Forbidden Persons in Islam

By webadmin on 09:19 am Aug 16, 2011
Category Archive

N. Mark Castro

First they came for the communists, and I didn’t speak out because I wasn’t a communist.
 
Then they came for the trade unionists, and I didn’t speak out because I wasn’t a trade unionist.
 
Then they came for the Jews, and I didn’t speak out because I wasn’t a Jew.
 
Then they came for me and there was no one left to speak out for me.

- Martin Niemoller
 


In an obscene display of religious arrogance, the Islamic Defenders Force (LPI), which is a unit of the Islamic Defenders Front (FPI), attacked the Indonesian Ahmadiyah Congregation (JAI) secretariat in Makassar, South Sulawesi. The LPI smashed several windows at the JAI complex, including its mosque, and damaged a car and motorcycle parked in the compound.

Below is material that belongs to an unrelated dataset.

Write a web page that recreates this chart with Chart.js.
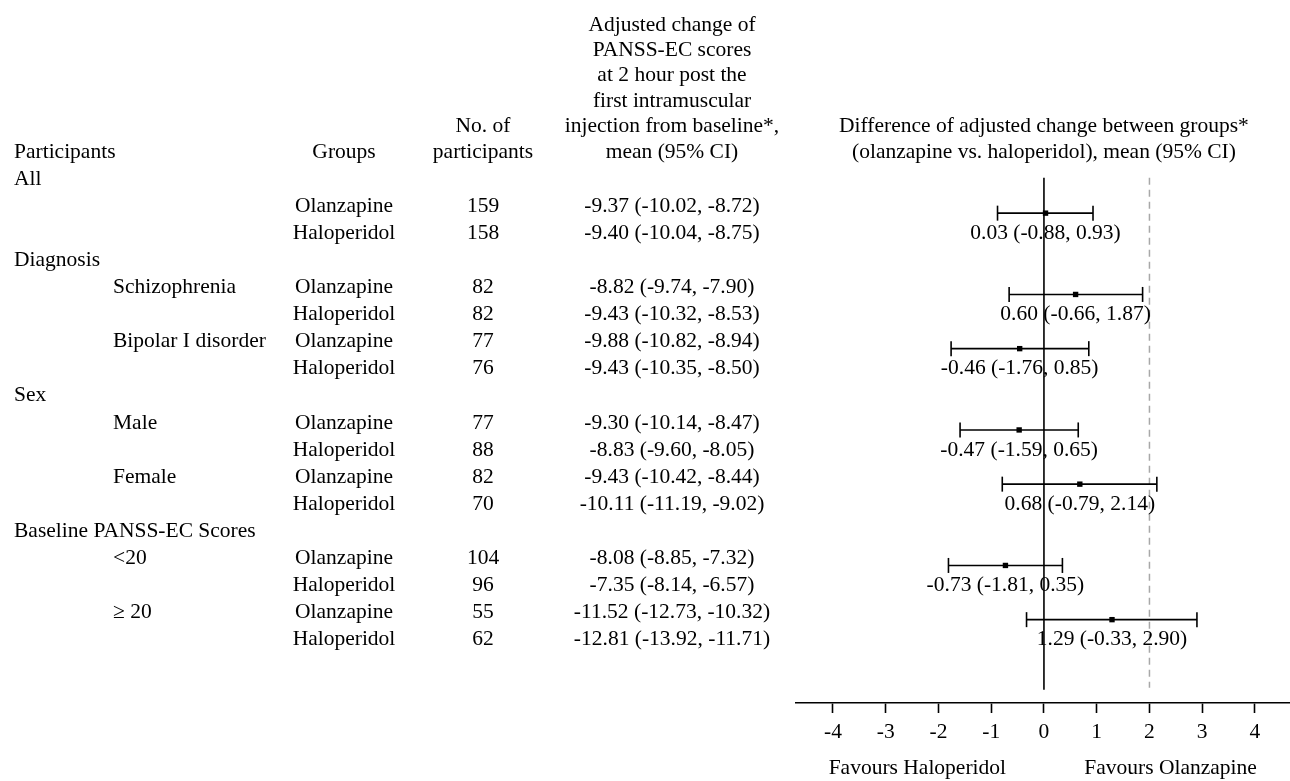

Several days earlier in Makassar about 50 FPI members convoyed through the streets looking for open restaurants and food stalls shortly after Friday prayers.
 


They forced three restaurants on Jalan Pettarani to close, and made the owners sign written statements promising that they would not operate during daylight hours for the remainder of the fasting month.



On Jalan Boulevard and Jalan Pengayoman, the group stopped at meatball stalls and coffee shops. At one business, they smashed furniture and crockery when the owner refused to close.



As the Chinese say, “May you live in interesting times.”

I most certainly do.

I live among the largest Muslim population on earth, while coming from the largest Christian population in Asia. If reports are credible, both countries are also the most corrupt in the world.
 
But what I do know are the events I have witnessed in the name of religion. The FPI, for instance, wields much more power than the police, military and the government combined.
 
They have freely, successfully and systemically attacked groups and establishments they deem immoral. They do not need evidence. They read it in the Koran. They are doing God’s work. They have attacked supporters of the country’s essential theme, which is Pancasila, the Five Principles. Their leader was jailed for 18 months.
 
In Bekasi, a suburb outside of Jakarta, a stick-wielding mob of FPI members attacked and beat members of the Batak Christian Protestant Church for praying and gathering without the proper license, they said. The leader of the Batak Christian Protestant Church was beaten and stabbed nearly to death. The FPI leader caught for spreading the hate speech, instigating its members to commit the violent crimes in full of view of the police, received a sentence of six months.
 
In a related story, the Bogor administration continues to deny access to a church, despite the ruling of the Supreme Court of the Republic of Indonesia to unlock it. The mayor has alleged that the signatures gathered by the church to construct its house of worship were fraudulently acquired, yet offered no evidence whatsoever to support his claim, nor has he filed any case-review appeals to the Supreme Court.
 
He just continues – and successfully – to ignore its decision.

Not a single police officer, lawmaker, politician (elected or appointed), spiritual leader or even the president finds this as an attack against the Constitution, the government and the courts.
 
In a country where the justice and human rights minister cannot define the difference between bribery and corruption, no one finds this an act of treason.
 
And last Sunday, a brutal lynching of an Islamic sect left the country with another stigma on its dying principle of pluralism. The Jakarta Globe did not report where the police were during the attack, particularly with such a large number of people roaming freely about the city.
 
The Ahmadiyah sect, which counts as many as half a million followers, is seen by mainstream Muslims as heretic, as it believes Indian preacher Mirza Ghulam Ahmad – and not Muhammad – was Islam’s final prophet.
 
Adj. Sr. Comr. Himawan Sugeha, the Makassar Police chief of detectives, said that Abdurrahman, the head of the Islamic Defenders Force, had been arrested and would be charged with incitement to violence for the early morning attack on the Indonesian Ahmadiyah Congregation.



“Abdurrahman himself didn’t take part in the vandalism, but he incited it, for which he could face up to six years in prison,” Himawan said.
 
Some big words to counter anarchy.

That’s how the police protect and serve their fellow citizens. Maybe it will go away. As soon as they find the perpetrators among those standing right before their eyes.